Along the way, Karzai passes several restaurants where he once made regular sales. Now they are all closed for the month of Ramadan, which also requires the brothers to walk all day without eating or drinking. “It’s hot, and it’s especially hard on my brother,” he says.
Next they try a block of brightly lit jewellery emporiums, but a guard shoos them away. Finally, a man changing money at a pavement stall says he will buy a roll of toilet paper. The brothers exchange quick smiles. The man, 35-year-old Najib Bashir, asks about their situation, then laughs ruefully and switches to English.
“I’m in the same position they are,” he says. Before the Taliban takeover, Bashir worked as a security coordinator for the World Bank. But the bank shut down its office in Kabul and he was left jobless, with a wife and four children, hoping in vain for a foreign visa. Now, he makes little more than $4 a day. “It’s not enough, but what choice do I have?” he says.
The brothers decide to try another neighbourhood where there are several hospitals and chemists’ shops. Karzai says pharmacists often need paper towels, but on this day only one, Murtaza Khaleqe, asks for a roll, frowning at the price. Since the change of government, his business has fallen by 70 per cent. “People get prescriptions, but they can’t afford to fill them,” he says.
Half an hour later, the brothers spot another boy coming towards them carrying identical plastic sacks of paper towels over his shoulder. They exchange greetings, but it is an awkward moment. “Everyone’s getting into this business now,” Karzai says with a sigh.
After about four hours of walking, they decide to call it quits. Their total take is 400 Afghanis, about $4, minus the commission they have to return to the supplier. Asked why they don’t try to sell their products nearer to home, Karzai shakes his head firmly. “Nobody in our area uses paper,” he says. “That’s only for rich people.”
Shahid, who has a headache from walking in the sun, says there is another reason. “People there laugh at us and call us bad names,” he says. “But we have to keep going.

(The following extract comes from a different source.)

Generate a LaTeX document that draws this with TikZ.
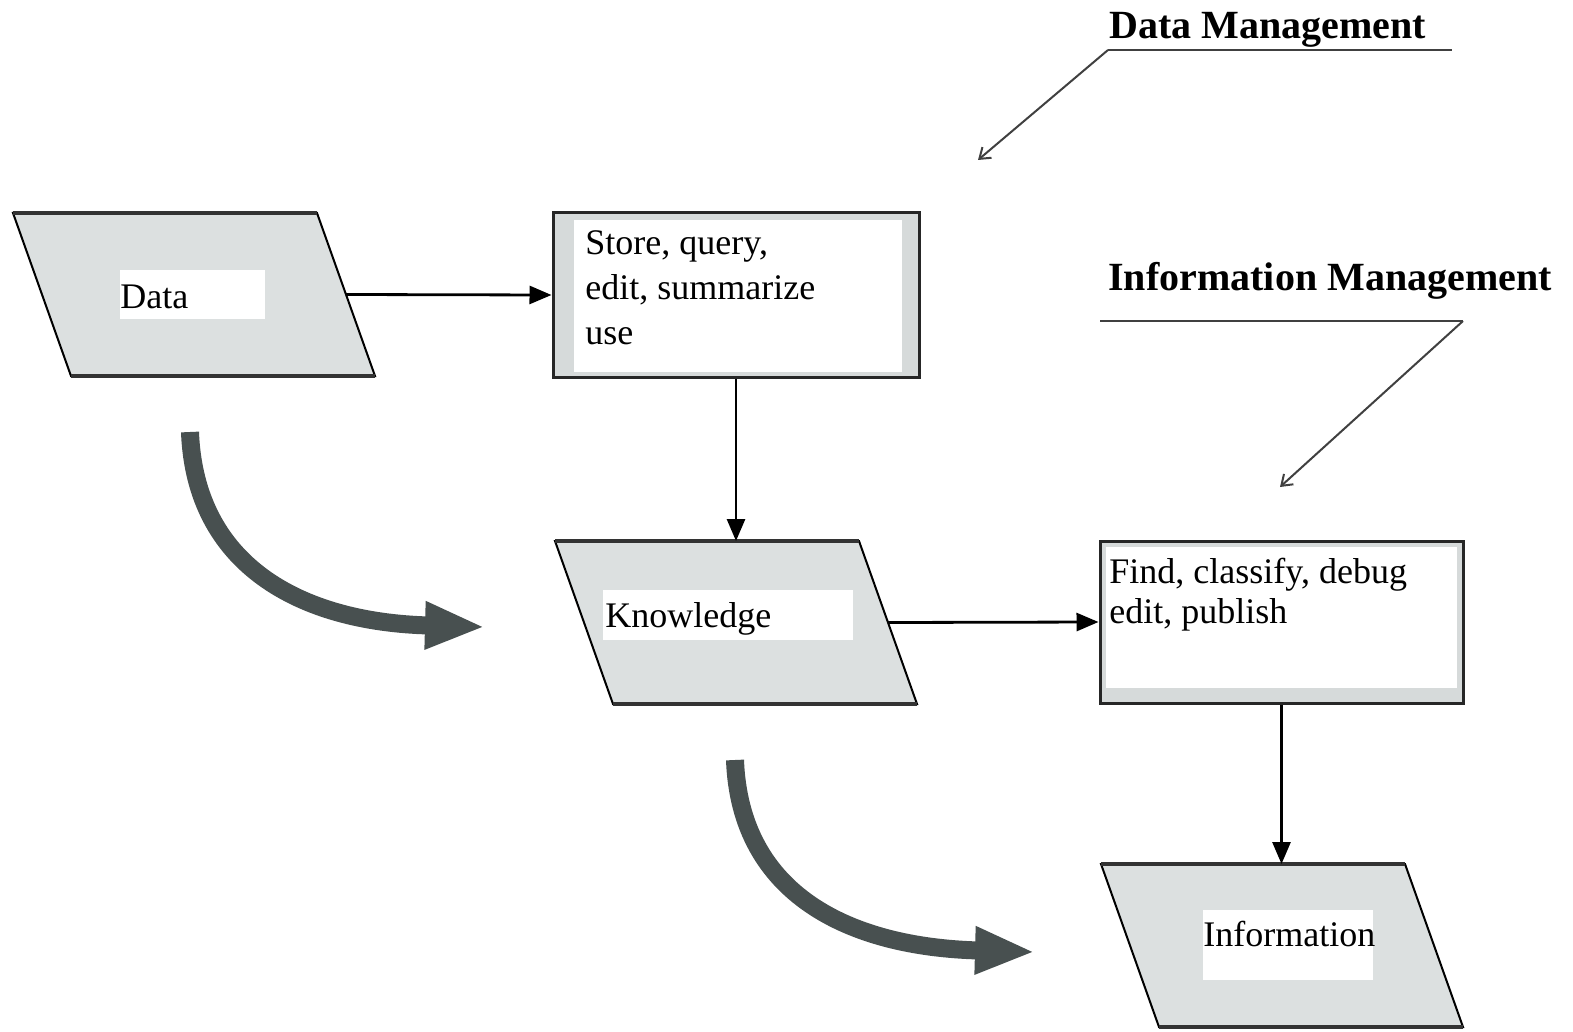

If we come home with some money for food, our parents are happy. If we don’t, they are upset. That’s the only thing we think about all day.”
The Balochkhel family home is a small rented house in Pul-e-Charki, a district of dirt streets and crowded markets in eastern Kabul. The front door looks out on a stony vacant lot. The rooms are mostly empty, the walls bare.
The boys’ father, Yusuf, was once a police officer, taking home more than $200 per month. But he lost his job when the Taliban took over, like thousands of other government workers, and has been unable to find work since. Their two older brothers fled to Pakistan, where one washes cars and the other sews tunics.
The family is almost totally dependent on Karzai and Shahid, whose earnings are not enough to pay the rent and often not enough to buy more than rice and lentils for dinner. The decision to pull them out of school was a last, desperate resort.
“You cannot know the sadness that has stayed in my heart because I had to take them away from their studies,” says Yusuf, 45, wringing his hands in distress as he sits in his front room. Ten years ago, he moved his family from their ancestral village to the capital, just so his younger sons could get an education.
“We had enough to live on. The boys were doing well in school. We had no worries,” he says. “Then, in just one day, we lost everything.”
After supper, Karzai says, he sometimes leafs through his old schoolbooks – partly to fend off feeling depressed, partly to see if he can retain some of his lessons. This evening, he can’t find his physics textbook, so he brings out his Pashto language workbook. One section is about European art, illustrated with copies of paintings by Rembrandt, Jean-Francois Millet and Leonardo da Vinci.
“I like looking at these things, but it makes me sadder,” he says. “Maybe it’s better if I don’t try to remember at all.”